**Records with drawing code**
Begin
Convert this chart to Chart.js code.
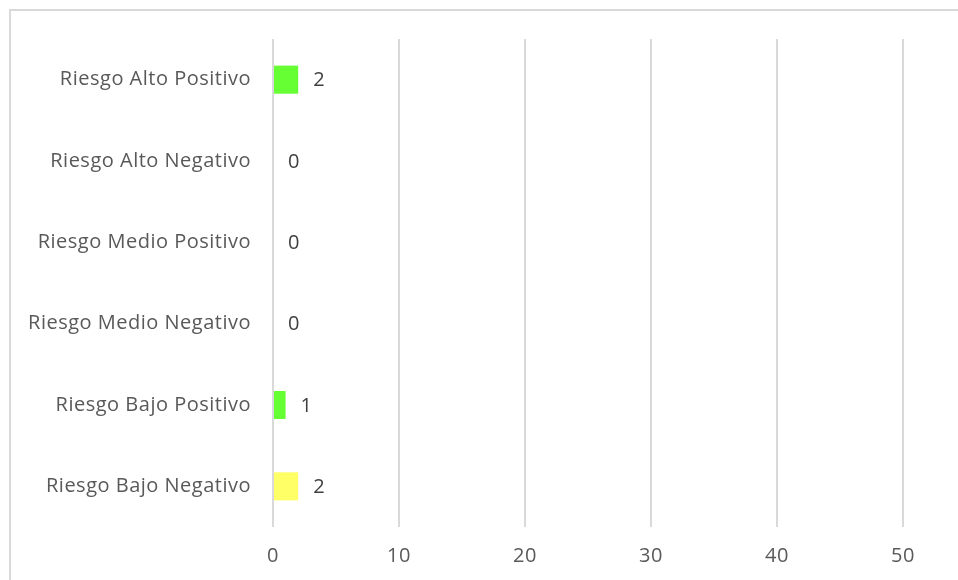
<!DOCTYPE html>
<html>
<head>
<meta charset="utf-8">
<script src="https://cdn.jsdelivr.net/npm/chart.js@4"></script>
<style>
  html, body { margin: 0; padding: 0; background: #fff; overflow: hidden; }
  #frame { position: absolute; left: 9px; top: 9px; width: 1000px; height: 640px; border: 2px solid #d9d9d9; box-sizing: border-box; }
  #wrap { position: absolute; left: 0; top: 0; width: 958px; height: 580px; }
</style>
</head>
<body>
<div id="frame"></div>
<div id="wrap"><canvas id="c" width="958" height="580"></canvas></div>
<script>
const categories = [
  "Riesgo Alto Positivo",
  "Riesgo Alto Negativo",
  "Riesgo Medio Positivo",
  "Riesgo Medio Negativo",
  "Riesgo Bajo Positivo",
  "Riesgo Bajo Negativo"
];
const counts = [2, 0, 0, 0, 1, 2];
const barColors = ["#66ff33", "#66ff33", "#66ff33", "#66ff33", "#66ff33", "#ffff66"];
const xTicks = [0, 10, 20, 30, 40, 50];

const FONT = "'Open Sans', Lato, sans-serif";

// Slightly open text tracking for all chart text
const tracking = {
  id: "tracking",
  beforeDraw(chart) { chart.ctx.letterSpacing = "0.5px"; }
};

// Writes each bar's count just past its end
const valueLabels = {
  id: "valueLabels",
  afterDatasetsDraw(chart) {
    const ctx = chart.ctx;
    const meta = chart.getDatasetMeta(0);
    ctx.save();
    ctx.font = "20px " + FONT;
    ctx.fillStyle = "#404040";
    ctx.textAlign = "left";
    ctx.textBaseline = "middle";
    meta.data.forEach((bar, i) => {
      ctx.fillText(String(counts[i]), bar.x + 15, bar.y + 1);
    });
    ctx.restore();
  }
};

new Chart(document.getElementById("c"), {
  type: "bar",
  data: {
    labels: categories,
    datasets: [{
      data: counts,
      backgroundColor: barColors,
      borderWidth: 0,
      categoryPercentage: 1,
      barPercentage: 0.345
    }]
  },
  options: {
    indexAxis: "y",
    responsive: false,
    animation: false,
    layout: { padding: { left: 0, right: 55, top: 39, bottom: 0 } },
    plugins: { legend: { display: false }, tooltip: { enabled: false } },
    scales: {
      x: {
        min: 0,
        max: 50,
        afterBuildTicks(scale) { scale.ticks = xTicks.map(v => ({ value: v })); },
        grid: { color: "#d9d9d9", lineWidth: 2, drawTicks: false },
        border: { display: false },
        ticks: { color: "#595959", font: { family: FONT, size: 20 }, padding: 17 },
        afterFit(scale) { scale.height = 53; }
      },
      y: {
        grid: { display: false },
        border: { display: false },
        ticks: { color: "#595959", font: { family: FONT, size: 20 }, padding: 14 },
        afterFit(scale) { scale.width = 273; }
      }
    }
  },
  plugins: [tracking, valueLabels]
});
</script>
</body>
</html>
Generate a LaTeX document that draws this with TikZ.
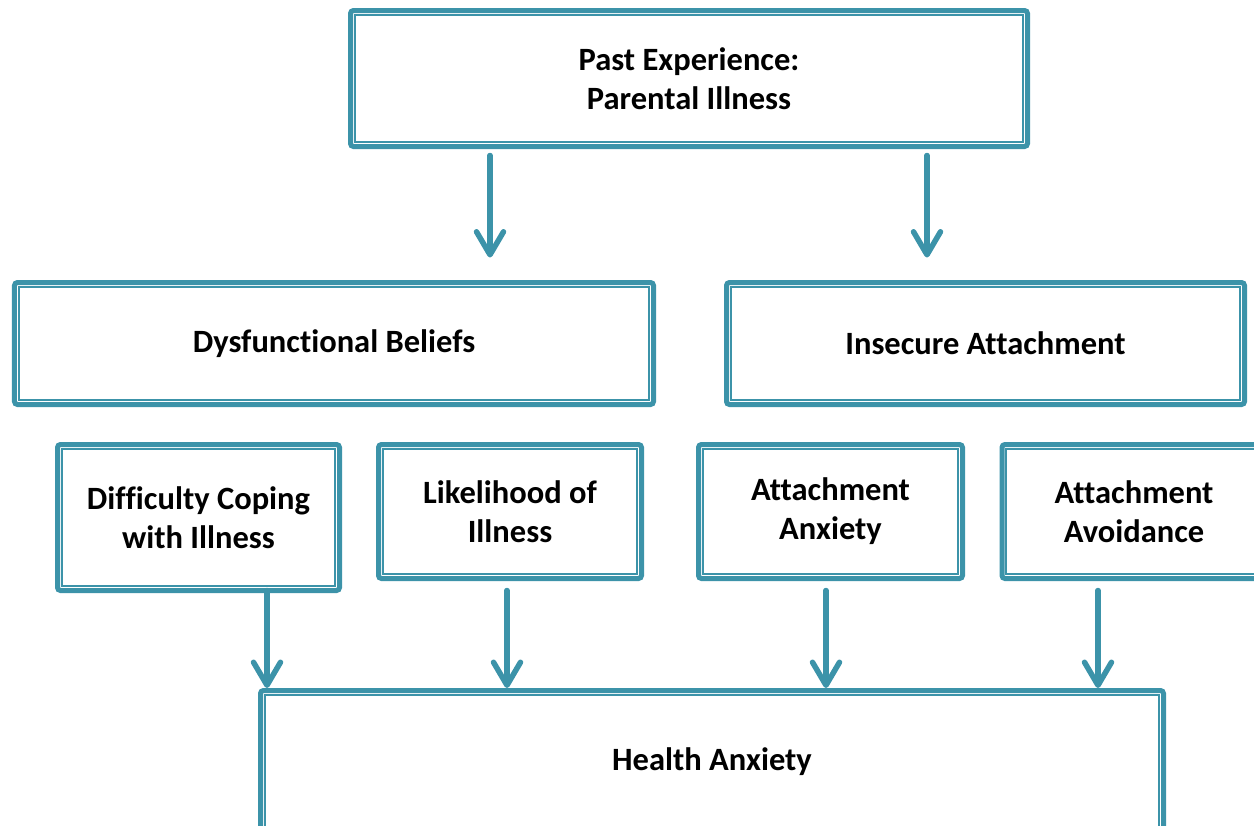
\documentclass[tikz,border=0pt]{standalone}
\usepackage{fontspec}
\setmainfont{Carlito}[Ligatures={NoCommon,NoContextual,NoRare}]
\usetikzlibrary{arrows.meta,positioning}
\definecolor{frameteal}{HTML}{3C93A9}

\begin{document}
\begin{tikzpicture}[
  font=\fontsize{18.5}{22.2}\selectfont\bfseries,
  box/.style={draw=frameteal, line width=0.1cm, rounded corners=0.06cm,
    fill=white, align=center, inner sep=0pt},
  rim/.style={draw=frameteal, line width=0.035cm},
  flow/.style={-{Straight Barb[length=4.6mm, width=5.4mm, round]}, line width=0.11cm,
    line cap=round, draw=frameteal}
]
\useasboundingbox (0,0) rectangle (25.08,-16.5);
% top level
\node[box, minimum width=13.54cm, minimum height=2.72cm] (past) at (13.78,-1.57)
  {Past Experience:\\Parental Illness};
% middle level
\node[box, minimum width=12.78cm, minimum height=2.44cm] (beliefs) at (6.68,-6.87)
  {Dysfunctional Beliefs};
\node[box, minimum width=10.36cm, minimum height=2.44cm] (insecure) at (19.71,-6.87)
  {Insecure Attachment};
% facets
\node[box, minimum width=5.64cm, minimum height=2.92cm] (coping) at (3.97,-10.35)
  {Difficulty Coping\\with Illness};
\node[box, minimum width=5.26cm, minimum height=2.68cm] (likely) at (10.2,-10.23)
  {Likelihood of\\Illness};
\node[box, minimum width=5.28cm, minimum height=2.68cm] (anxiety) at (16.61,-10.23)
  {Attachment\\Anxiety};
\node[box, minimum width=5.28cm, minimum height=2.68cm] (avoid) at (22.68,-10.23)
  {Attachment\\Avoidance};
% outcome
\node[box, minimum width=18.06cm, minimum height=2.86cm] (health) at (14.24,-15.24)
  {Health Anxiety};
\foreach \nd in {past,beliefs,insecure,coping,likely,anxiety,avoid,health}
  \draw[rim] ([xshift=0.135cm, yshift=0.135cm]\nd.south west) rectangle ([xshift=-0.135cm, yshift=-0.135cm]\nd.north east);

\draw[flow] ([xshift=-3.98cm, yshift=-0.13cm]past.south) -- ([xshift=-3.98cm, yshift=0.45cm]past.south |- beliefs.north);
\draw[flow] ([xshift=4.76cm, yshift=-0.13cm]past.south) -- ([xshift=4.76cm, yshift=0.45cm]past.south |- insecure.north);
\draw[flow] ([xshift=1.37cm, yshift=0.05cm]coping.south) -- ([xshift=1.37cm]coping.south |- health.north);
\draw[flow] ([xshift=-0.06cm, yshift=-0.19cm]likely.south) -- ([xshift=-0.06cm]likely.south |- health.north);
\draw[flow] ([xshift=-0.09cm, yshift=-0.19cm]anxiety.south) -- ([xshift=-0.09cm]anxiety.south |- health.north);
\draw[flow] ([xshift=-0.72cm, yshift=-0.19cm]avoid.south) -- ([xshift=-0.72cm]avoid.south |- health.north);
\end{tikzpicture}
\end{document}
End
**TASK OBJECTIVE**
Please quote only the span of lines whose first line contains "Generate a LaTeX" and whose last line contains "([xshift=-0.135cm, yshift=-0.135cm]\nd.north east);", leaving every picture out.

**CORRECT RESULT**
Generate a LaTeX document that draws this with TikZ.
\documentclass[tikz,border=0pt]{standalone}
\usepackage{fontspec}
\setmainfont{Carlito}[Ligatures={NoCommon,NoContextual,NoRare}]
\usetikzlibrary{arrows.meta,positioning}
\definecolor{frameteal}{HTML}{3C93A9}

\begin{document}
\begin{tikzpicture}[
  font=\fontsize{18.5}{22.2}\selectfont\bfseries,
  box/.style={draw=frameteal, line width=0.1cm, rounded corners=0.06cm,
    fill=white, align=center, inner sep=0pt},
  rim/.style={draw=frameteal, line width=0.035cm},
  flow/.style={-{Straight Barb[length=4.6mm, width=5.4mm, round]}, line width=0.11cm,
    line cap=round, draw=frameteal}
]
\useasboundingbox (0,0) rectangle (25.08,-16.5);
% top level
\node[box, minimum width=13.54cm, minimum height=2.72cm] (past) at (13.78,-1.57)
  {Past Experience:\\Parental Illness};
% middle level
\node[box, minimum width=12.78cm, minimum height=2.44cm] (beliefs) at (6.68,-6.87)
  {Dysfunctional Beliefs};
\node[box, minimum width=10.36cm, minimum height=2.44cm] (insecure) at (19.71,-6.87)
  {Insecure Attachment};
% facets
\node[box, minimum width=5.64cm, minimum height=2.92cm] (coping) at (3.97,-10.35)
  {Difficulty Coping\\with Illness};
\node[box, minimum width=5.26cm, minimum height=2.68cm] (likely) at (10.2,-10.23)
  {Likelihood of\\Illness};
\node[box, minimum width=5.28cm, minimum height=2.68cm] (anxiety) at (16.61,-10.23)
  {Attachment\\Anxiety};
\node[box, minimum width=5.28cm, minimum height=2.68cm] (avoid) at (22.68,-10.23)
  {Attachment\\Avoidance};
% outcome
\node[box, minimum width=18.06cm, minimum height=2.86cm] (health) at (14.24,-15.24)
  {Health Anxiety};
\foreach \nd in {past,beliefs,insecure,coping,likely,anxiety,avoid,health}
  \draw[rim] ([xshift=0.135cm, yshift=0.135cm]\nd.south west) rectangle ([xshift=-0.135cm, yshift=-0.135cm]\nd.north east);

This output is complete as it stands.